Quantity over quality

If, therefore, we were to identify the causes of the legislative ADHD in Poland, the major culprit would be the low quality of the passed law, which is the direct responsibility of all the successive governments and parliamentary majorities. Bad or mediocre law requires changes, but very often these are not changes for the better, because their authors are satisfied with successive patches added to the “robes”.

We should be repeating with relentless tenacity that Polish law requires a systematic, focused and professional review. The end result should be (after an appropriately long time spent on most careful analyses) the removal of acts which are unnecessary, repetitive, contradictory, inconsistent, extremely general, vague, etc. and the adoption of well-thought-out, well written, but most of all reasonably long-lasting acts in their place, which would serve the long-term interests of Polish citizens.

The authors at Grant Thornton claim that we should avoid minor adjustments to statutory provisions, especially in business matters, because they usually bring more harm than good. We should applaud this assessment, because an imperfect law which is well-known and rooted in judicial practice is better than subsequent improvements based on the communist „rationalization” formula, according to which the system as a whole is pretty good, it’s just that a certain portion of the small components are not what they should be.

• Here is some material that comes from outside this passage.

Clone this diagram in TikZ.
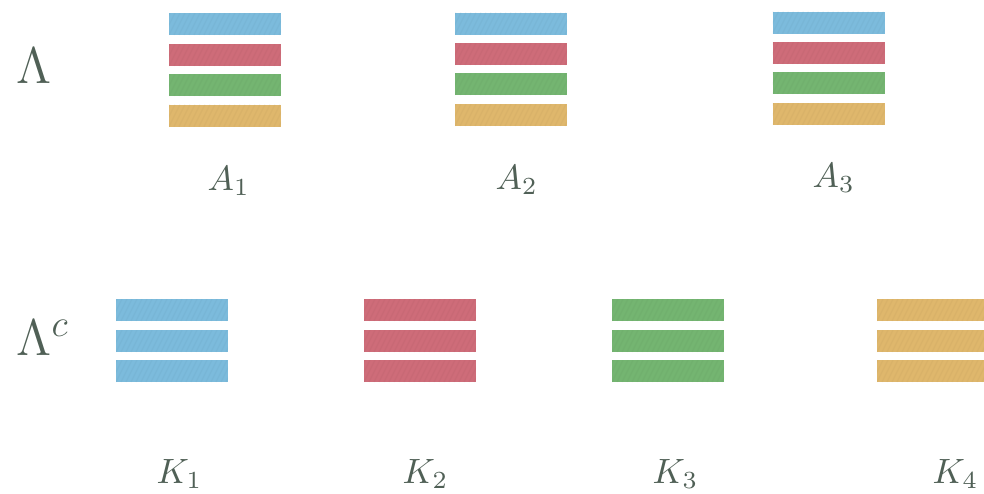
\documentclass[tikz,border=0pt]{standalone}
\usetikzlibrary{calc}
\definecolor{barblue}{RGB}{124,187,220}
\definecolor{barred}{RGB}{206,108,121}
\definecolor{bargreen}{RGB}{116,181,113}
\definecolor{baryellow}{RGB}{223,183,108}
\definecolor{inkgrey}{RGB}{80,96,86}
\tikzset{
  bar/.style={minimum width=1.12cm, minimum height=0.22cm, inner sep=0pt,
    fill=#1, draw=none,
    path picture={
      \foreach \k in {0,...,24}{
        \draw[#1!75!black, opacity=0.10, line width=0.35pt]
          ($(path picture bounding box.south west)+(\k*0.05-0.1,0)$) -- ++(0.11,0.22);
      }
    }},
  lbl/.style={anchor=base west, inner sep=0pt, text=inkgrey,
    font=\fontsize{10}{12}\selectfont},
  biglbl/.style={anchor=base west, inner sep=0pt, text=inkgrey,
    font=\fontsize{12}{14}\selectfont},
}
\begin{document}
\begin{tikzpicture}[x=1cm,y=1cm]
\useasboundingbox (0,0) rectangle (9.84,-4.93);

% side labels
\node[biglbl] (lam)  at (0.16,-0.83) {\scalebox{1.22}{$\Lambda$}};
\node[biglbl] (lamc) at (0.16,-3.55) {\scalebox{1.22}{$\Lambda$}\raisebox{5.2pt}{\scalebox{0.9}{$c$}}};

% upper row: A_1, A_2, A_3, each holding one bar of every colour
\node[bar=barblue]   (a1b) at (2.25,-0.24)  {};
\node[bar=barred]    (a1r) at (2.25,-0.55)  {};
\node[bar=bargreen]  (a1g) at (2.25,-0.85)  {};
\node[bar=baryellow] (a1y) at (2.25,-1.155) {};

\node[bar=barblue]   (a2b) at (5.11,-0.235) {};
\node[bar=barred]    (a2r) at (5.11,-0.54)  {};
\node[bar=bargreen]  (a2g) at (5.11,-0.84)  {};
\node[bar=baryellow] (a2y) at (5.11,-1.15)  {};

\node[bar=barblue]   (a3b) at (8.285,-0.225) {};
\node[bar=barred]    (a3r) at (8.285,-0.53)  {};
\node[bar=bargreen]  (a3g) at (8.285,-0.83)  {};
\node[bar=baryellow] (a3y) at (8.285,-1.14)  {};

\node[lbl] (A1) at (2.07,-1.90) {$A_1$};
\node[lbl] (A2) at (4.95,-1.89) {$A_2$};
\node[lbl] (A3) at (8.12,-1.87) {$A_3$};

% lower row: K_1 .. K_4, each holding three bars of one colour
\foreach \name/\cx/\col in {k1/1.72/barblue, k2/4.20/barred, k3/6.68/bargreen, k4/9.33/baryellow}{
  \node[bar=\col] (\name a) at (\cx,-3.10) {};
  \node[bar=\col] (\name b) at (\cx,-3.41) {};
  \node[bar=\col] (\name c) at (\cx,-3.71) {};
}

\node[lbl] (K1) at (1.56,-4.83) {$K_1$};
\node[lbl] (K2) at (4.02,-4.83) {$K_2$};
\node[lbl] (K3) at (6.52,-4.83) {$K_3$};
\node[lbl] (K4) at (9.32,-4.83) {$K_4$};
\end{tikzpicture}
\end{document}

When it comes to law which affects the sphere of economy, one weak point is the low understanding and awareness of the economic processes and dependencies among the legislators, and – I would also add – among the judges, with the reservation that the administrative judiciary should be (partly) excluded from this harsh assessment. This is an extremely serious problem because it in fact applies to society as a whole. In such a situation it is easy to fall for populist slogans.

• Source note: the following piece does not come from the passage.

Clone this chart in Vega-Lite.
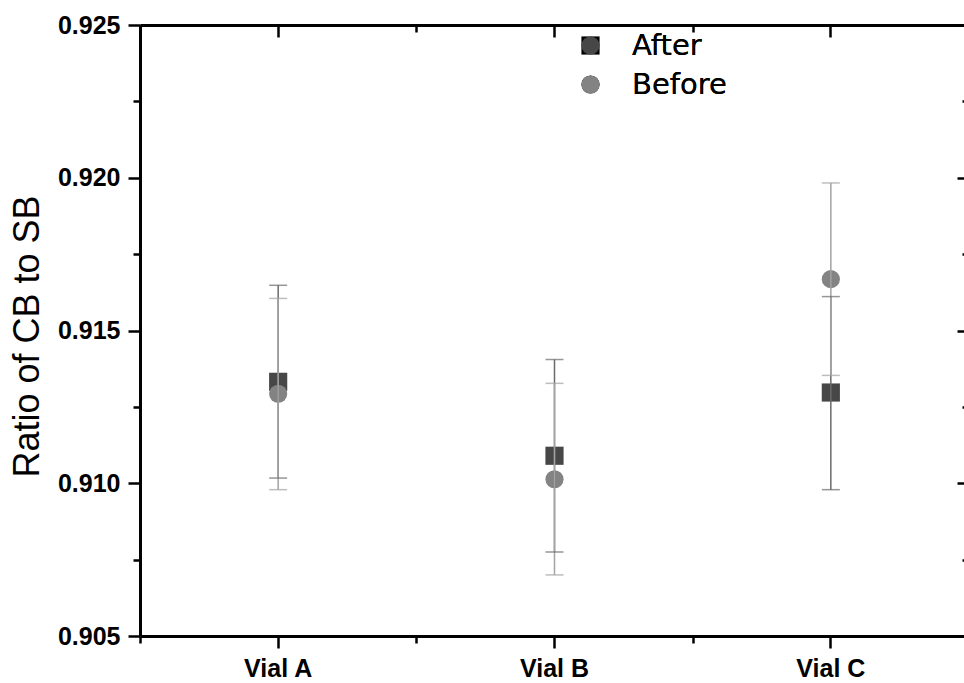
{
  "$schema": "https://vega.github.io/schema/vega-lite/v6.json",
  "width": 829,
  "height": 611,
  "autosize": {"type": "none"},
  "padding": {"left": 140, "top": 25, "right": -5, "bottom": 47},
  "background": "white",
  "config": {
    "view": {"stroke": null},
    "axis": {"domainColor": "black", "tickColor": "black", "labelColor": "black", "titleColor": "black", "grid": false}
  },
  "data": {
    "values": [
      {"vial": "Vial A", "series": "After", "value": 0.91332, "lo": 0.91017, "hi": 0.91648},
      {"vial": "Vial B", "series": "After", "value": 0.91090, "lo": 0.90775, "hi": 0.91405},
      {"vial": "Vial C", "series": "After", "value": 0.91297, "lo": 0.90979, "hi": 0.91611},
      {"vial": "Vial A", "series": "Before", "value": 0.91293, "lo": 0.90979, "hi": 0.91605},
      {"vial": "Vial B", "series": "Before", "value": 0.91013, "lo": 0.90700, "hi": 0.91327},
      {"vial": "Vial C", "series": "Before", "value": 0.91668, "lo": 0.91353, "hi": 0.91983}
    ]
  },
  "resolve": {"axis": {"x": "independent", "y": "independent"}, "scale": {"color": "independent"}},
  "layer": [
    {
      "mark": {"type": "point", "filled": true, "opacity": 1, "size": 330},
      "encoding": {
        "x": {"field": "vial", "type": "nominal",
          "scale": {"type": "band", "paddingInner": 0, "paddingOuter": 0},
          "axis": {"orient": "bottom", "title": null, "labelAngle": 0, "tickBand": "center", "tickSize": 12, "tickWidth": 2.5, "domainWidth": 3,
            "labelFont": "Liberation Sans", "labelFontWeight": "bold", "labelFontSize": 25, "labelPadding": 8}},
        "y": {"field": "value", "type": "quantitative",
          "scale": {"domain": [0.905, 0.925], "nice": false, "zero": false},
          "axis": {"orient": "left", "values": [0.905, 0.91, 0.915, 0.92, 0.925], "format": ".3f", "tickSize": 12, "tickWidth": 2.5, "domainWidth": 3,
            "labelFont": "Liberation Sans", "labelFontWeight": "bold", "labelFontSize": 25, "labelPadding": 8,
            "title": "Ratio of CB to SB", "titleFont": "Liberation Sans", "titleFontWeight": "normal", "titleFontSize": 36,
            "titleAngle": -90, "titleX": -113, "titleY": 311, "titleAlign": "center", "titleBaseline": "middle"}},
        "color": {"field": "series", "type": "nominal",
          "scale": {"domain": ["After", "Before"], "range": ["#474747", "#838383"]},
          "legend": {"title": null, "orient": "none", "legendX": 436, "legendY": 6, "labelFont": "DejaVu Sans", "labelFontSize": 29, "labelColor": "black",
            "symbolSize": 330, "labelOffset": 27, "rowPadding": 9, "symbolOpacity": 1, "symbolStrokeWidth": 0,
            "encode": {"symbols": {"update": {"strokeWidth": {"value": 0}, "stroke": {"value": "transparent"}}}}}},
        "shape": {"field": "series", "type": "nominal",
          "scale": {"domain": ["After", "Before"], "range": ["square", "circle"]},
          "legend": {"title": null, "orient": "none", "legendX": 436, "legendY": 6, "labelFont": "DejaVu Sans", "labelFontSize": 29, "labelColor": "black",
            "symbolSize": 330, "labelOffset": 27, "rowPadding": 9, "symbolOpacity": 1, "symbolStrokeWidth": 0,
            "encode": {"symbols": {"update": {"strokeWidth": {"value": 0}, "stroke": {"value": "transparent"}}}}}}
      }
    },
    {
      "mark": {"type": "rule", "strokeWidth": 1.5},
      "encoding": {
        "x": {"field": "vial", "type": "nominal",
          "axis": {"orient": "bottom", "title": null, "labels": false, "domain": false, "tickBand": "extent", "tickSize": 7, "tickWidth": 2.5}},
        "y": {"field": "lo", "type": "quantitative",
          "axis": {"orient": "left", "title": null, "labels": false, "domain": false, "values": [0.9075, 0.9125, 0.9175, 0.9225], "tickSize": 7, "tickWidth": 2.5}},
        "y2": {"field": "hi"},
        "color": {"field": "series", "type": "nominal",
          "scale": {"domain": ["After", "Before"], "range": ["#6a6a6a", "#a3a3a3"]}, "legend": null}
      }
    },
    {
      "mark": {"type": "tick", "size": 18, "thickness": 1.5},
      "encoding": {
        "x": {"field": "vial", "type": "nominal",
          "axis": {"orient": "top", "title": null, "labels": false, "domainWidth": 3, "tickBand": "center", "tickSize": -12, "tickWidth": 2.5}},
        "y": {"field": "hi", "type": "quantitative",
          "axis": {"orient": "right", "title": null, "labels": false, "domainWidth": 3, "values": [0.905, 0.91, 0.915, 0.92, 0.925], "tickSize": -12, "tickWidth": 2.5}},
        "color": {"field": "series", "type": "nominal",
          "scale": {"domain": ["After", "Before"], "range": ["#6a6a6a", "#a3a3a3"]}, "legend": null}
      }
    },
    {
      "mark": {"type": "tick", "size": 18, "thickness": 1.5},
      "encoding": {
        "x": {"field": "vial", "type": "nominal",
          "axis": {"orient": "top", "title": null, "labels": false, "domain": false, "tickBand": "extent", "tickSize": -7, "tickWidth": 2.5}},
        "y": {"field": "lo", "type": "quantitative",
          "axis": {"orient": "right", "title": null, "labels": false, "domain": false, "values": [0.9075, 0.9125, 0.9175, 0.9225], "tickSize": -7, "tickWidth": 2.5}},
        "color": {"field": "series", "type": "nominal",
          "scale": {"domain": ["After", "Before"], "range": ["#6a6a6a", "#a3a3a3"]}, "legend": null}
      }
    }
  ]
}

The huge excess and disorder in legislation is a result of the curious belief that the only effective cure for problems of any nature is a powerful state and all-encompassing regulations.

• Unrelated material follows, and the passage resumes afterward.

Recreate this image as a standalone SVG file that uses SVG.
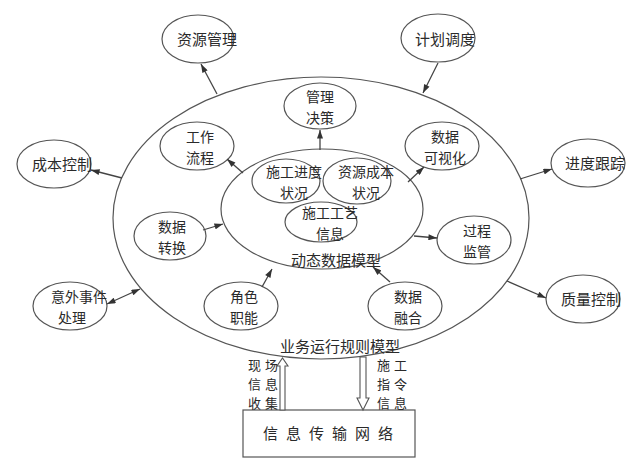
<svg xmlns="http://www.w3.org/2000/svg" width="641" height="466" viewBox="0 0 641 466">
<style>
.n{fill:none;stroke:#555;stroke-width:1.2}
.t{font-family:"Noto Sans CJK SC","Noto Sans",sans-serif;font-size:15px;fill:#2a2a2a;text-anchor:middle;dominant-baseline:central}
.m{font-size:14px}
.s{font-size:13px;text-anchor:start;letter-spacing:4px}
.c{stroke:#444;stroke-width:1.3;fill:none;marker-end:url(#a)}
.h{fill:#fff;stroke:#555;stroke-width:1.1}
</style>
<defs>
<marker id="a" viewBox="0 0 10 7" refX="10" refY="3.5" markerWidth="10" markerHeight="6" markerUnits="userSpaceOnUse" orient="auto-start-reverse">
<path d="M0,0 L10,3.5 L0,7 z" fill="#333"/>
</marker>
</defs>
<rect width="641" height="466" fill="#fff"/>

<g id="outer-model">
<ellipse class="n" cx="321" cy="218" rx="208" ry="141"/>
<text class="t" x="340" y="345">业务运行规则模型</text>
</g>
<g id="dynamic-model">
<ellipse class="n" cx="322" cy="209" rx="101" ry="60"/>
<text class="t" x="336" y="259">动态数据模型</text>
</g>
<g id="progress-status">
<ellipse class="n" cx="286" cy="181" rx="34" ry="22"/>
<text class="t m"><tspan x="294" y="171">施工进度</tspan><tspan x="294" y="192">状况</tspan></text>
</g>
<g id="resource-cost-status">
<ellipse class="n" cx="357" cy="181" rx="34" ry="23"/>
<text class="t m"><tspan x="366" y="171">资源成本</tspan><tspan x="366" y="192">状况</tspan></text>
</g>
<g id="process-info">
<ellipse class="n" cx="321" cy="222" rx="36" ry="20"/>
<text class="t m"><tspan x="330" y="212">施工工艺</tspan><tspan x="330" y="233">信息</tspan></text>
</g>
<g id="mgmt-decision">
<ellipse class="n" cx="320" cy="106" rx="36" ry="23"/>
<text class="t m"><tspan x="320" y="95.5">管理</tspan><tspan x="320" y="116.5">决策</tspan></text>
</g>
<g id="workflow">
<ellipse class="n" cx="197" cy="146" rx="37" ry="24"/>
<text class="t m"><tspan x="200" y="135.5">工作</tspan><tspan x="200" y="156.5">流程</tspan></text>
</g>
<g id="data-vis">
<ellipse class="n" cx="442" cy="146" rx="37" ry="24"/>
<text class="t m"><tspan x="445" y="135.5">数据</tspan><tspan x="445" y="156.5">可视化</tspan></text>
</g>
<g id="data-convert">
<ellipse class="n" cx="170" cy="236" rx="36" ry="24"/>
<text class="t m"><tspan x="172" y="225.5">数据</tspan><tspan x="172" y="246.5">转换</tspan></text>
</g>
<g id="process-supervise">
<ellipse class="n" cx="474" cy="240" rx="37" ry="24"/>
<text class="t m"><tspan x="477" y="229.5">过程</tspan><tspan x="477" y="250.5">监管</tspan></text>
</g>
<g id="role">
<ellipse class="n" cx="241" cy="306" rx="37" ry="24"/>
<text class="t m"><tspan x="244" y="295.5">角色</tspan><tspan x="244" y="316.5">职能</tspan></text>
</g>
<g id="data-fusion">
<ellipse class="n" cx="405" cy="306" rx="37" ry="24"/>
<text class="t m"><tspan x="408" y="295.5">数据</tspan><tspan x="408" y="316.5">融合</tspan></text>
</g>
<g id="resource-mgmt">
<ellipse class="n" cx="198" cy="39" rx="36" ry="24"/>
<text class="t" x="207" y="38">资源管理</text>
</g>
<g id="schedule">
<ellipse class="n" cx="438" cy="38" rx="37" ry="24"/>
<text class="t" x="445" y="38">计划调度</text>
</g>
<g id="cost-control">
<ellipse class="n" cx="54" cy="164" rx="37" ry="24"/>
<text class="t" x="62" y="163">成本控制</text>
</g>
<g id="progress-track">
<ellipse class="n" cx="588" cy="163" rx="37" ry="24"/>
<text class="t" x="595" y="162">进度跟踪</text>
</g>
<g id="accident">
<ellipse class="n" cx="70" cy="306" rx="37" ry="24"/>
<text class="t m"><tspan x="79" y="295.5">意外事件</tspan><tspan x="72" y="316.5">处理</tspan></text>
</g>
<g id="quality">
<ellipse class="n" cx="583" cy="299" rx="37" ry="24"/>
<text class="t" x="591" y="298">质量控制</text>
</g>
<g id="network">
<rect class="n" x="243" y="410" width="172" height="47"/>
<text class="t" x="332" y="432" letter-spacing="8">信息传输网络</text>
</g>
<g id="labels-io">
<text class="t s"><tspan x="248" y="364">现场</tspan><tspan x="248" y="383">信息</tspan><tspan x="248" y="402">收集</tspan></text>
<text class="t s"><tspan x="377" y="364">施工</tspan><tspan x="377" y="383">指令</tspan><tspan x="377" y="402">信息</tspan></text>
</g>

<g id="connectors">
<line class="c" x1="217" y1="94" x2="201" y2="64"/>
<line class="c" x1="438" y1="63" x2="423" y2="93"/>
<line class="c" x1="122" y1="178" x2="91" y2="170"/>
<line class="c" x1="520" y1="179" x2="552" y2="169"/>
<line class="c" x1="107" y1="304" x2="140" y2="289" marker-start="url(#a)"/>
<line class="c" x1="507" y1="281" x2="546" y2="298"/>
<line class="c" x1="320" y1="150" x2="320" y2="130"/>
<line class="c" x1="243" y1="173" x2="227" y2="159"/>
<line class="c" x1="408" y1="182" x2="424" y2="167"/>
<line class="c" x1="203" y1="230" x2="223" y2="224"/>
<line class="c" x1="414" y1="236" x2="437" y2="238"/>
<line class="c" x1="262" y1="287" x2="272" y2="269"/>
<line class="c" x1="390" y1="282" x2="373" y2="267"/>
<polygon class="h" points="280,410 280,366 277,366 282.5,358 288,366 285,366 285,410"/>
<polygon class="h" points="360,357 360,398 357,398 363,410 369,398 366,398 366,357"/>
</g>
</svg>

The unfairly forgotten professor of the Jagiellonian University Feliks Koneczny (died 1949) wrote in “The State and Law in the Latin Civilization”: “There is a sin against the 7th commandment that Poles are usually unaware of, although it is a very heavy sin. In terms of social consequences, the worst type of theft is the theft of time, as it corrupts the robbed person. It is a specialty of bureaucracy directed towards the citizens, and it is the most rampant wherever bureaucracy has grown the most, i.e. in Poland. The more official positions, the more time is wasted; the more numerous the public servants in any given office, the more elaborate forms are taken by the theft of time”. This constantly valid assessment is inextricably linked with the fundamentally American assertion that “time is money”. This observation was supposedly first made by Benjamin Franklin and it won him so much respect that he is still looking at our world attentively from the hundred-dollar bills.

The legacy of Koneczny was recalled by attorney Grzegorz Maślanko and managing partner Tomasz Wróblewski, from Grant Thornton, during a presentation entitled “The Legal Environment Stability Barometer in the Polish economy”. We could add to that some great practical advice, applicable on any occasion, and therefore also in the field of creation and ordering of the law. Henry John Heinz – the founder of the company producing what is probably the world’s most famous ketchup – used to say that success occurs when common things are done uncommonly well. He also believed that “heartpower is better than horsepower”, which is understood as meaning that more can be achieved with the heart (and mind) than by force alone.